The loss was the Aces’ fourth in six games and their largest defeat this season. The Lynx are only the second team to score 100 points or more against them.
“They played harder, much harder,” Hammon said. “They wanted the game more. They played smarter, so they won.”
Forward Aerial Powers scored a career-high 32 points to lead the Lynx. That equaled the output of the Aces’ top three scorers this season — Kelsey Plum (12 points), A’ja Wilson (10) and Jackie Young (10), who were averaging 55.9 points entering the game.
Moriah Jefferson and Rachel Banham each scored 13 for Minnesota (7-15).
The Aces (15-6) host the New York Liberty at 7 p.m. Wednesday at Michelob Ultra Arena in their final game before the All-Star break.
Here are three takeaways from the game:
1. Aces defense collapses
Minnesota set the tone early, racing to a 10-0 lead. Young scored the Aces’ first points on a 3-pointer more than three minutes into the game.
The Lynx led 33-15 after the first quarter.
“They were the aggressor from the beginning, so we were always playing catch-up,” Aces guard Chelsea Gray said.
The defense continued to implode, and the offense was in and out of rhythm. The Lynx shot 50 percent overall and 41.4 percent on 3s. Minnesota players constantly slipped free for uncontested layups and hit open shots.
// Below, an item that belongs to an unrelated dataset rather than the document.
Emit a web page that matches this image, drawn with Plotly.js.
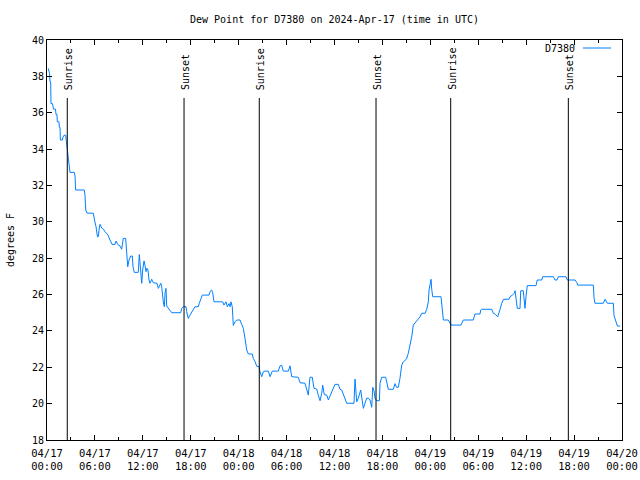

“I saw the scouting report, and schemes go out the window,” Hammon said.
2. Powers unstoppable
No player took advantage of the Aces’ anemic defense more than Powers, who hit 10 of 17 shots, including 3 of 7 3-pointers. She drove into the heart of the Aces’ scrambling defense or found spots to shoot her midrange jumper.
“She came out with a lot of energy and got off to a good start,” Young said.
Powers scored 14 in the first quarter. She was fouled twice behind the 3-point line in the game, resulting in six free throws.
“We just didn’t play smart, and you could start with our defense on her,” Hammon said.
3. Lynx dominate rebounding
Playing in front of one of the best rebounders in WNBA history, former Lynx star Rebekkah Brunson, whose jersey was retired after the game, Minnesota dominated on the boards. The Lynx outrebounded the Aces 53-25 and grabbed 15 offensive rebounds.
Those extra possessions led to six extra shots and 11 second-chance points. Gray said the poor rebounding also hurt the Aces’ offense by limiting their transition opportunities.
“They were getting 50-50 balls that weren’t even coming right off the rim,” Gray said. “Our energy on that end just has to be better.”